Przed Wami kilka próbek:
Podstawy swingu oraz niesforna uczennica
Tajemnica wybijania z bunkrów Niblickiem oraz marudna żona (Gene Sarazen pokazał Sand Wedga światu dopiero trzy lata później)
Mistrz wyczucia i niesforna kamera
Jak słusznie zauważyliście część tych technik nijak się nie zgadza z dzisiejszymi metodami ale trzeba przyznać że Bobby opanował je w stopniu niedostępnym dla nas śmiertelników. Sam prowadzący informuje też, że jego metody nie są jedyne i wcale nie muszą być najlepsze dla wszystkich. To się nazywa skromność.

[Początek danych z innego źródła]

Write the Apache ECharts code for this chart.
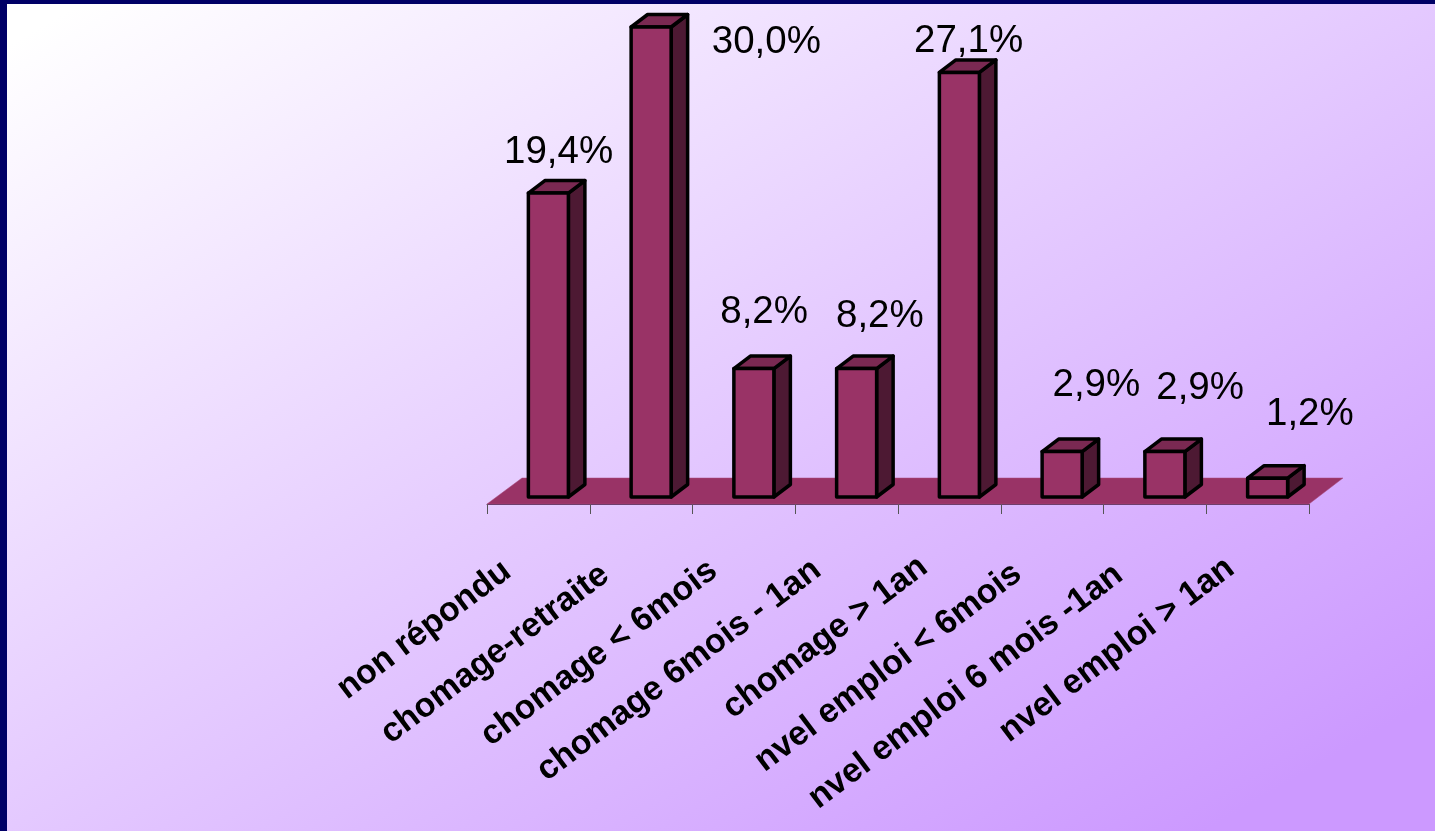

Wszystkich 10minutowych filmów było dwanaście a ich promocja odbywała się w USA na szeroką skalę. Na jak szeroką? 4000 kopii w 4000 tysiącach kin i 30 MILIONÓW widzów! WOW!
I jeszcze mała reklamówka na koniec
Jesteśmy zdecydowanie na TAAK i już szukamy DVD całości. Po obejrzeniu całości z pewnością wrócimy do tego tematu.